5. Section 73: Compensation of Loss or Damage by breach of Contract.

 

  • Negotiable Instruments Act, 1881: When cheques are dishonoured under Section 138 for returning a promissory note or bill of exchange, this Act becomes applicable. To begin legal actions for debt recovery under the Negotiable Instruments Act, a legal notice must first be given.
  • Civil Procedure Code, 1908: Under Order 37, a summary suit can be filed for recovery of money for speedy disposal of cases.
  • Indian Penal Code, 1860: The Indian Penal Code may be invoked if the harmed party incurred debt as a result of any of the following:
  1. Criminal Breach of Trust, Section 405 and Section 406.
  2. Dishonest misappropriation of property, Section 403.
  3. Cheating, Section 415 and Section 417.
  • Recovery of Debts Due to Banks and Financial Institutions (RDDBFI Act), 1993: This applies when the person that is being wronged is a financial institution, such as a bank or a private finance corporation, and it establishes tribunals for adjudication and debt recovery.
  • Securitisation & Reconstruction of Financial Assets & Enforcement of Security Interest (SARFAESI) Act, 2002: By establishing Asset Reconstruction Companies, this Act seeks to control the securitization and reconstruction of financial assets.
  • Arbitration and Conciliation Act, 1996: Section 7 of the Arbitration and Conciliation Act may be used for an out-of-court settlement where there is an arbitration clause present or when the parties agree to utilise arbitration as a method of resolving disputes.
  • Insolvency and Bankruptcy Code, 1905: This Act becomes applicable only in cases where the opposite party becomes bankrupt or insolvent.

Letter Before Action

A formal letter delivered to the debtor by the creditor or the creditor's designated representative asking him to settle the debt before taking legal action against him is known as a Letter before Action (LBA).

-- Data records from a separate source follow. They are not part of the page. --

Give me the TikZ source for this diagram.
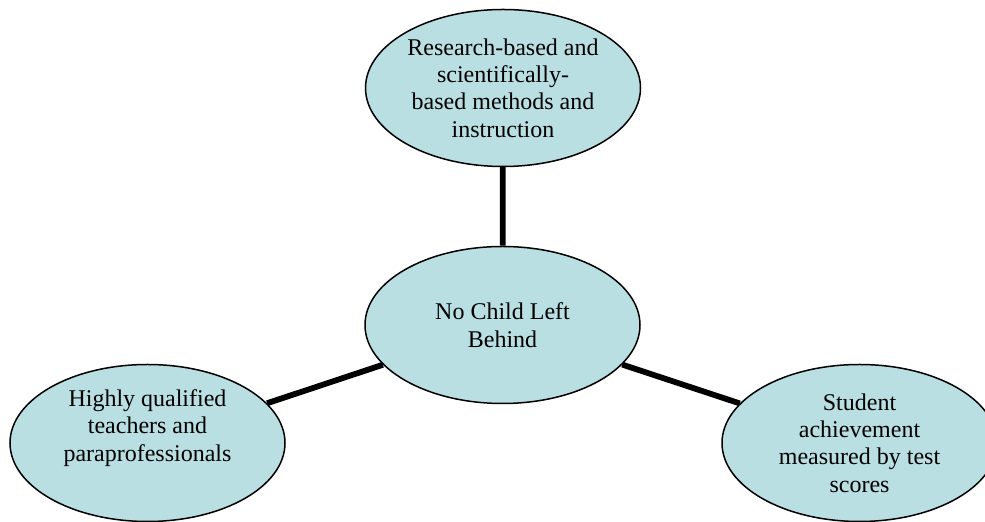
\documentclass[tikz,border=0pt]{standalone}
\usepackage{fontspec}
\setmainfont{Liberation Serif}
\usetikzlibrary{shapes.geometric}
\definecolor{bubble}{RGB}{185,223,227}
\tikzset{
  bubblenode/.style={ellipse, draw=black, line width=0.75pt, fill=bubble,
    minimum width=137.5pt, minimum height=78.5pt, inner sep=0pt,
    align=center, font=\fontsize{12}{13.7}\selectfont},
  link/.style={line width=2.9pt, black}
}
\begin{document}
\begin{tikzpicture}[x=0.5pt, y=-0.5pt]
  \clip (0,0) rectangle (985,522);
  \node[bubblenode] (top) at (503,88) {Research-based and\\scientifically-\\based methods and\\instruction};
  \node[bubblenode] (mid) at (502.5,325) {No Child Left\\Behind};
  \node[bubblenode] (left) at (147.5,443) {Highly qualified\\teachers and\\paraprofessionals\\\strut};
  \node[bubblenode] (right) at (859.5,443) {Student\\achievement\\measured by test\\scores};
  \draw[link] (top) -- (mid);
  \draw[link] (mid) -- (left);
  \draw[link] (mid) -- (right);
\end{tikzpicture}
\end{document}
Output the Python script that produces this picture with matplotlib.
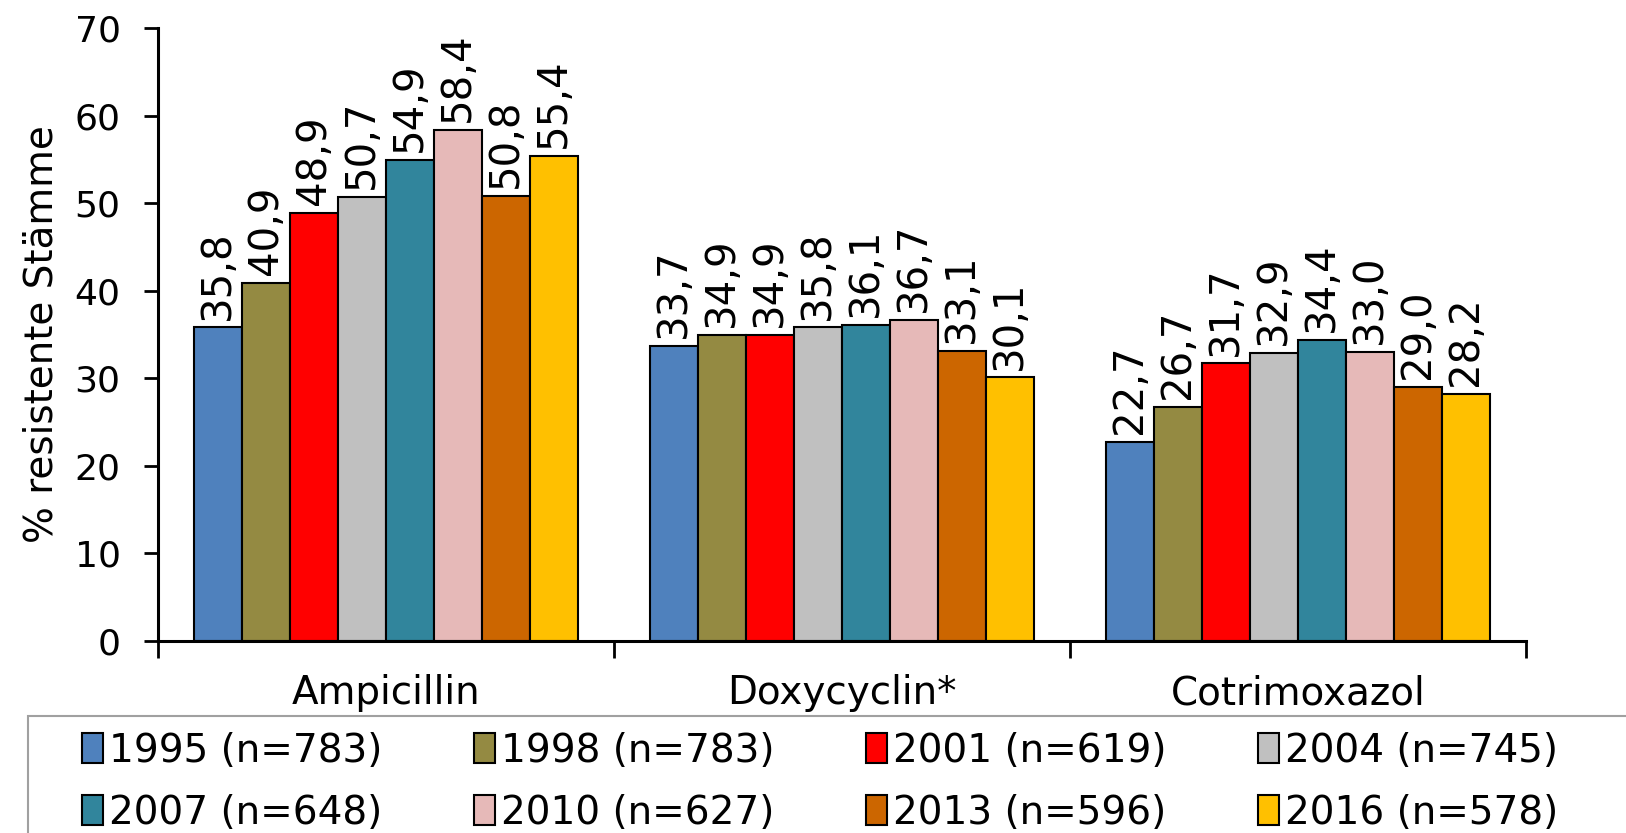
import matplotlib
matplotlib.use('Agg')
import matplotlib.pyplot as plt
from matplotlib.patches import Rectangle, Patch
import numpy as np

categories = ['Ampicillin', 'Doxycyclin*', 'Cotrimoxazol']
years = ['1995 (n=783)', '1998 (n=783)', '2001 (n=619)', '2004 (n=745)',
         '2007 (n=648)', '2010 (n=627)', '2013 (n=596)', '2016 (n=578)']
values = [
    [35.8, 33.7, 22.7],
    [40.9, 34.9, 26.7],
    [48.9, 34.9, 31.7],
    [50.7, 35.8, 32.9],
    [54.9, 36.1, 34.4],
    [58.4, 36.7, 33.0],
    [50.8, 33.1, 29.0],
    [55.4, 30.1, 28.2],
]
colors = ['#4F81BD', '#948A42', '#FF0000', '#C0C0C0',
          '#31859C', '#E6B9B8', '#CC6600', '#FFC000']

plt.rcParams['font.family'] = ['DejaVu Sans']
fs = 28

fig = plt.figure(figsize=(16.26, 8.33), dpi=100)
ax = fig.add_axes([158/1626, 1 - 641/833, (1526 - 158)/1626, (641 - 28)/833])

x = np.arange(len(categories))
width = 0.105
n = len(years)
for i, (yr, vals) in enumerate(zip(years, values)):
    pos = x + (i - (n - 1) / 2) * width
    ax.bar(pos, vals, width=width, color=colors[i], edgecolor='black',
           linewidth=1.5, label=yr, zorder=2)
    for p, v in zip(pos, vals):
        ax.text(p, v + 0.9, f'{v:.1f}'.replace('.', ','), rotation=90,
                ha='center', va='bottom', fontsize=29)

ax.set_xlim(-0.5, 2.5)
ax.set_ylim(0, 70)
ax.set_yticks(range(0, 71, 10))
ax.set_xticks([-0.5, 0.5, 1.5, 2.5])
ax.set_xticklabels([])
ax.set_xticks(x, minor=True)
ax.set_xticklabels(categories, minor=True, fontsize=fs)
ax.tick_params(axis='x', which='minor', length=0, pad=24)
ax.tick_params(axis='x', which='major', length=12, width=2, direction='out')
ax.tick_params(axis='y', length=10, width=2, direction='out', labelsize=26, pad=17)
for s in ['top', 'right']:
    ax.spines[s].set_visible(False)
for s in ['left', 'bottom']:
    ax.spines[s].set_linewidth(2.2)
ax.set_ylabel('% resistente Stämme', fontsize=fs, labelpad=10)

# legend frame running off the right and bottom edges
fig.patches.append(Rectangle((28/1626, -0.1), 1.1, 0.1 + (833 - 716)/833,
                             transform=fig.transFigure, facecolor='white',
                             edgecolor='#A0A0A0', linewidth=1.5))
handles = [Patch(facecolor=c, edgecolor='black', linewidth=1.5) for c in colors]
order = [0, 4, 1, 5, 2, 6, 3, 7]
fig.legend([handles[k] for k in order], [years[k] for k in order],
           loc='upper left', bbox_to_anchor=(66/1626, 1 - 716/833),
           ncol=4, frameon=False, fontsize=fs, handlelength=0.55, handleheight=0.8,
           handletextpad=0.15, columnspacing=2.35, labelspacing=0.62, borderaxespad=0)

fig.savefig('out.png', dpi=100)
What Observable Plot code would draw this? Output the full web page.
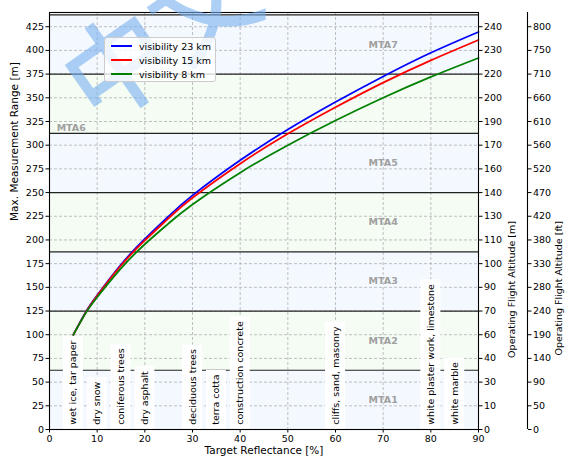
<!DOCTYPE html>
<html><head><meta charset="utf-8">
<script src="https://cdn.jsdelivr.net/npm/d3@7"></script>
<script src="https://cdn.jsdelivr.net/npm/@observablehq/plot@0.6"></script>
<style>
body{margin:0;background:#fff;font-family:"DejaVu Sans",sans-serif;}
#wrap{position:relative;width:565px;height:461px;overflow:hidden;background:#fff;}
#wrap svg{display:block;}
#watermark{position:absolute;left:52px;top:-22px;width:210px;height:105px;text-align:center;font-family:"Noto Sans CJK SC",sans-serif;font-weight:500;font-size:105px;color:rgba(120,175,238,0.6);transform:rotate(-35deg);transform-origin:50% 50%;white-space:nowrap;pointer-events:none;line-height:105px;}
#legend{position:absolute;left:104px;top:37px;width:112px;height:45px;box-sizing:border-box;background:rgba(255,255,255,0.8);border:1px solid #cccccc;border-radius:3px;font-size:9.5px;}
.row{position:absolute;left:0;height:14px;display:flex;align-items:center;}
.sw{width:21px;height:0;border-top:2px solid;margin-left:6px;margin-right:7px;}
</style></head>
<body>
<div id="wrap"></div>
<script>
// ---- data ----
const reflectance = [5, 7.5, 10, 15, 20, 25, 30, 40, 50, 60, 70, 80, 90];
const vis23 = [100, 123, 141.5, 174, 201, 225, 247, 284, 316.5, 345.5, 372.5, 397.5, 419.5];
const vis15 = [100, 122.5, 141, 173, 199.5, 223, 244.5, 280.5, 312, 340, 366, 389.5, 411];
const vis8  = [100, 122, 139.5, 170, 195.5, 217.5, 237.5, 271, 300, 326, 350, 372, 392];
const seriesNames = ["visibility 23 km", "visibility 15 km", "visibility 8 km"];
const seriesColors = ["#0000ff", "#ff0000", "#008000"];

const mtaNames = ["MTA1", "MTA2", "MTA3", "MTA4", "MTA5", "MTA6", "MTA7"];
const mtaBounds = [0, 62.5, 125, 187.5, 250, 312.5, 375, 437.5];
const mtaLabelX = [70, 70, 70, 70, 70, 1.5, 70];
const mtaLabelY = [31.25, 93.75, 156.25, 218.75, 281.25, 318.5, 406.25];

const materials = ["wet ice, tar paper", "dry snow", "coniferous trees", "dry asphalt",
  "deciduous trees", "terra cotta", "construction concrete", "cliffs, sand, masonry",
  "white plaster work, limestone", "white marble"];
const materialX = [5, 10, 15, 20, 30, 35, 40, 60, 80, 85];
const materialBase = 5;

const xTicks = [0, 10, 20, 30, 40, 50, 60, 70, 80, 90];
const rangeTicks = [0, 25, 50, 75, 100, 125, 150, 175, 200, 225, 250, 275, 300, 325, 350, 375, 400, 425];
const altM = [0, 10, 30, 40, 60, 70, 90, 100, 110, 130, 140, 160, 170, 190, 200, 220, 230, 240];
const altFt = [0, 50, 90, 140, 190, 240, 280, 330, 380, 420, 470, 520, 560, 610, 660, 710, 750, 800];

const xTitle = "Target Reflectance [%]";
const yTitle = "Max. Measurement Range [m]";
const y2Title = "Operating Flight Altitude [m]";
const y3Title = "Operating Flight Altitude [ft]";
const watermarkText = "中文";

// ---- tables ----
const allSeries = [vis23, vis15, vis8];
const lineData = allSeries.flatMap((vals, s) => vals.map((v, i) => ({x: reflectance[i], y: v, s: seriesNames[s]})));
const bands = mtaNames.map((n, i) => ({n, lo: mtaBounds[i], hi: mtaBounds[i + 1], even: i % 2 === 1}));
const mtaLabels = mtaNames.map((n, i) => ({n, x: mtaLabelX[i], y: mtaLabelY[i], left: n === "MTA6"}));
const tickIdx = d => rangeTicks.indexOf(d);

const font = {fontSize: 9.5, fill: "black"};
const mtaStyle = {x: "x", y: "y", text: "n", fontWeight: "bold", fontSize: 9.5, fill: "#a0a0a0"};
const plot = Plot.plot({
  width: 565, height: 461,
  marginTop: 12, marginBottom: 32, marginLeft: 49, marginRight: 87,
  style: {fontFamily: "DejaVu Sans", fontSize: "9.5px", background: "white", overflow: "visible"},
  x: {domain: [0, 90], label: null},
  y: {domain: [0, 440], label: null},
  color: {domain: seriesNames, range: seriesColors},
  marks: [
    Plot.rect(bands, {y1: "lo", y2: "hi", fill: d => d.even ? "#f4fcf4" : "#f4f9ff"}),
    Plot.gridX(xTicks, {stroke: "#b0b0b0", strokeOpacity: 1, strokeDasharray: "3,2", strokeWidth: 0.8}),
    Plot.gridY(rangeTicks, {stroke: "#b0b0b0", strokeOpacity: 1, strokeDasharray: "3,2", strokeWidth: 0.8}),
    Plot.ruleY(mtaBounds.slice(1), {stroke: "#222", strokeWidth: 1.2}),
    Plot.text(materials, {x: (d, i) => materialX[i], y: () => materialBase, text: d => d, rotate: -90, textAnchor: "start", ...font}),
    Plot.line(lineData, {x: "x", y: "y", z: "s", stroke: "s", strokeWidth: 1.8, curve: "natural"}),
    Plot.text(mtaLabels.filter(d => !d.left), {...mtaStyle, textAnchor: "middle"}),
    Plot.text(mtaLabels.filter(d => d.left), {...mtaStyle, textAnchor: "start"}),
    Plot.frame({stroke: "black", strokeWidth: 1.1}),
    Plot.axisX(xTicks, {tickSize: 3.5, tickPadding: 2, label: null, ...font}),
    Plot.axisY(rangeTicks, {anchor: "left", tickSize: 3.5, tickPadding: 2, label: null, ...font}),
    Plot.axisY(rangeTicks, {anchor: "right", tickSize: 3.5, tickPadding: 2, label: null, tickFormat: d => altM[tickIdx(d)], ...font}),
    Plot.ruleX([90], {dx: 49, stroke: "black", strokeWidth: 1.1}),
    Plot.axisY(rangeTicks, {anchor: "right", dx: 49, tickSize: 3.5, tickPadding: 2, label: null, tickFormat: d => altFt[tickIdx(d)], ...font}),
    Plot.text([xTitle], {frameAnchor: "bottom", dy: 24, fontSize: 10.5, fill: "black"}),
    Plot.text([yTitle], {frameAnchor: "left", dx: -35, rotate: -90, fontSize: 10.5, fill: "black"}),
    Plot.text([y2Title], {frameAnchor: "right", dx: 33, rotate: -90, fontSize: 9.5, fill: "black"}),
    Plot.text([y3Title], {frameAnchor: "right", dx: 80, rotate: -90, fontSize: 9.5, fill: "black"})
  ]
});

const wrap = document.getElementById("wrap");
wrap.appendChild(plot);

// white boxes behind material labels
const matSet = new Set(materials);
plot.querySelectorAll("text").forEach(t => {
  if (!matSet.has(t.textContent)) return;
  const bb = t.getBBox();
  const r = document.createElementNS("http://www.w3.org/2000/svg", "rect");
  r.setAttribute("x", bb.x - 4.5);
  r.setAttribute("y", bb.y - 4.5);
  r.setAttribute("width", bb.width + 9);
  r.setAttribute("height", bb.height + 9);
  r.setAttribute("fill", "white");
  r.setAttribute("stroke", "none");
  const tr = t.getAttribute("transform");
  if (tr) r.setAttribute("transform", tr);
  t.parentNode.insertBefore(r, t);
});

// watermark
const wm = document.createElement("div");
wm.id = "watermark";
wm.textContent = watermarkText;
wrap.appendChild(wm);

// legend
const lg = document.createElement("div");
lg.id = "legend";
seriesNames.forEach((n, i) => {
  const row = document.createElement("div");
  row.className = "row";
  row.style.top = (1 + i * 14) + "px";
  const sw = document.createElement("span");
  sw.className = "sw";
  sw.style.borderTopColor = seriesColors[i];
  const tx = document.createElement("span");
  tx.textContent = n;
  row.appendChild(sw); row.appendChild(tx);
  lg.appendChild(row);
});
wrap.appendChild(lg);
</script>
</body></html>
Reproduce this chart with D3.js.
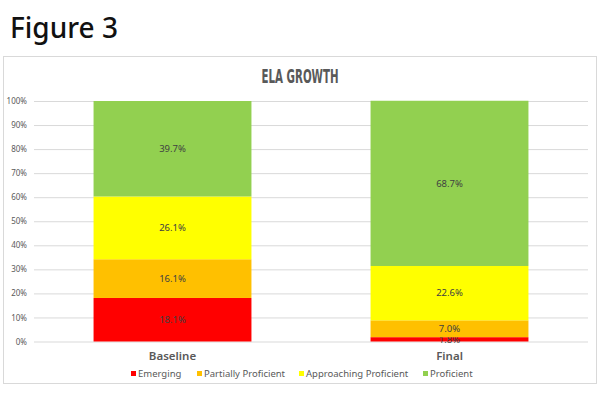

This letter serves as a final reminder and contains all the pertinent details, such as the due date for payment of the debt and any applicable interest. This serves as the debtor's last reminder to stay out of court.

How can a lawyer help?

A lawyer can assist in the filing of summary suits, applications under DRTs, or applications before NCLT because the process of recovering debt involves so many legal procedures and so many overlapping laws. The formalities involved in the recovery process can vary depending on the forum and jurisdiction that is selected. Therefore, a lawyer will be able to advise the creditor on the best course of action for recovering the debt, including whether to file a summary action before a civil court or an application before a tribunal, and if so, which tribunal is the right one to file with.

A good and skilled arbitrator or a lawyer can help a bus to reduce its bad debts by giving major and profitable legal advice.